Frequently Asked Questions

How do I prevent API abuse without killing developer experience? Implement tiered rate limiting via Redis using sliding window algorithms. Return clear 429 Too Many Requests headers with Retry-After values. Provide a sandbox environment with relaxed quotas for testing before enforcing production limits.

What's the minimum viable tech stack for a profitable micro-SaaS API? FastAPI for routing, PostgreSQL for tenant data, Redis for caching and rate limiting, Stripe for billing, and a managed PaaS like Render or Vercel for deployment. Keep infrastructure lean until MRR justifies scaling.

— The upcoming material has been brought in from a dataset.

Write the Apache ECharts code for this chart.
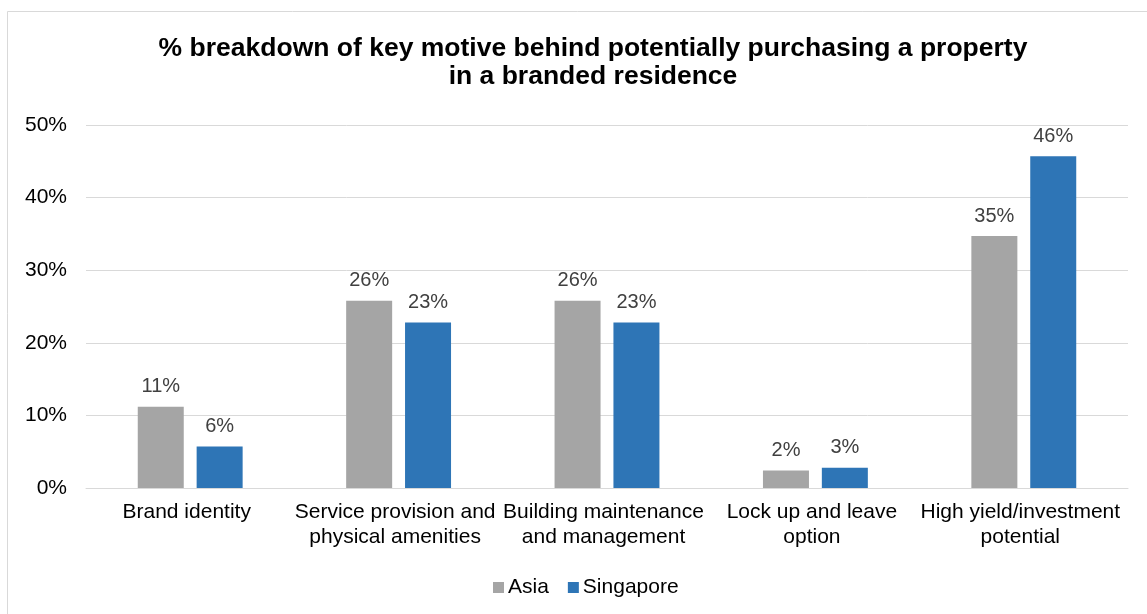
<!DOCTYPE html>
<html>
<head>
<meta charset="utf-8">
<script src="https://cdn.jsdelivr.net/npm/echarts@6/dist/echarts.min.js"></script>
<style>
  html, body { margin: 0; padding: 0; background: #fff; }
  #chart { width: 1147px; height: 614px; }
</style>
</head>
<body>
<div id="chart"></div>
<script>
// Key motive categories (line breaks as shown under the axis)
const categories = [
  'Brand identity',
  'Service provision and\nphysical amenities',
  'Building maintenance\nand management',
  'Lock up and leave\noption',
  'High yield/investment\npotential'
];
// Share of respondents, percent
const asiaValues = [11.2, 25.8, 25.8, 2.4, 34.7];
const singaporeValues = [5.7, 22.8, 22.8, 2.8, 45.7];
const yTicks = [0, 10, 20, 30, 40, 50];

const FONT = '"Liberation Sans", Arial, sans-serif';

const chart = echarts.init(document.getElementById('chart'), null, { renderer: 'canvas' });

const valueLabel = {
  show: true,
  position: 'top',
  distance: 10,
  color: '#404040',
  fontFamily: FONT,
  fontSize: 20,
  formatter: p => Math.round(p.value) + '%'
};

chart.setOption({
  backgroundColor: '#ffffff',
  animation: false,
  graphic: [{
    type: 'rect',
    shape: { x: 7.5, y: 11.5, width: 1160, height: 640 },
    style: { fill: 'none', stroke: '#d9d9d9', lineWidth: 1 },
    silent: true,
    z: -1
  }],
  title: {
    text: '% breakdown of key motive behind potentially purchasing a property\nin a branded residence',
    left: 588,
    textAlign: 'center',
    top: 30,
    textStyle: {
      fontFamily: FONT,
      fontWeight: 'bold',
      fontSize: 26.5,
      lineHeight: 28,
      color: '#000000'
    }
  },
  legend: {
    data: ['Asia', 'Singapore'],
    left: 488,
    top: 572,
    itemWidth: 11,
    itemHeight: 11,
    itemGap: 19,
    icon: 'rect',
    textStyle: { fontFamily: FONT, fontSize: 21, color: '#000000', padding: [0, 0, 0, -1] }
  },
  grid: {
    left: 86,
    right: 19,
    top: 125,
    bottom: 126,
    containLabel: false
  },
  xAxis: {
    type: 'category',
    data: categories,
    axisLine: { lineStyle: { color: '#d9d9d9', width: 1 } },
    axisTick: { show: false },
    axisLabel: {
      interval: 0,
      margin: 12,
      color: '#000000',
      fontFamily: FONT,
      fontSize: 21,
      lineHeight: 25,
      padding: [0, 7, 0, 0]
    }
  },
  yAxis: {
    type: 'value',
    min: yTicks[0],
    max: yTicks[yTicks.length - 1],
    interval: 10,
    axisLine: { show: false },
    axisTick: { show: false },
    splitLine: { lineStyle: { color: '#d9d9d9', width: 1 } },
    axisLabel: {
      margin: 19,
      color: '#000000',
      fontFamily: FONT,
      fontSize: 21,
      formatter: v => v + '%'
    }
  },
  series: [
    {
      name: 'Asia',
      type: 'bar',
      data: asiaValues,
      barWidth: 46,
      barGap: '28%',
      itemStyle: { color: '#a5a5a5' },
      label: valueLabel
    },
    {
      name: 'Singapore',
      type: 'bar',
      data: singaporeValues,
      barWidth: 46,
      itemStyle: { color: '#2e75b6' },
      label: valueLabel
    }
  ]
});
</script>
</body>
</html>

How do I calculate true cost-per-request to price tiers accurately? Track compute time, memory allocation, and external API calls per request. Use middleware to log execution metrics, then divide total monthly infrastructure spend by successful request count to establish a baseline margin. Add a 30-50% buffer for overhead.

Can I run async Python APIs on serverless platforms like Vercel? Yes, but you must configure the platform to use ASGI-compatible workers, manage cold starts with provisioned concurrency or scheduled pings, and ensure all external connections use connection pooling or HTTP/2 multiplexing.

How do I handle Stripe subscription failures gracefully? Listen to invoice.payment_failed and customer.subscription.updated webhooks. Implement a grace period (e.g., 3–7 days), downgrade to a read-only tier, and notify users via email before full suspension. Never delete tenant data immediately.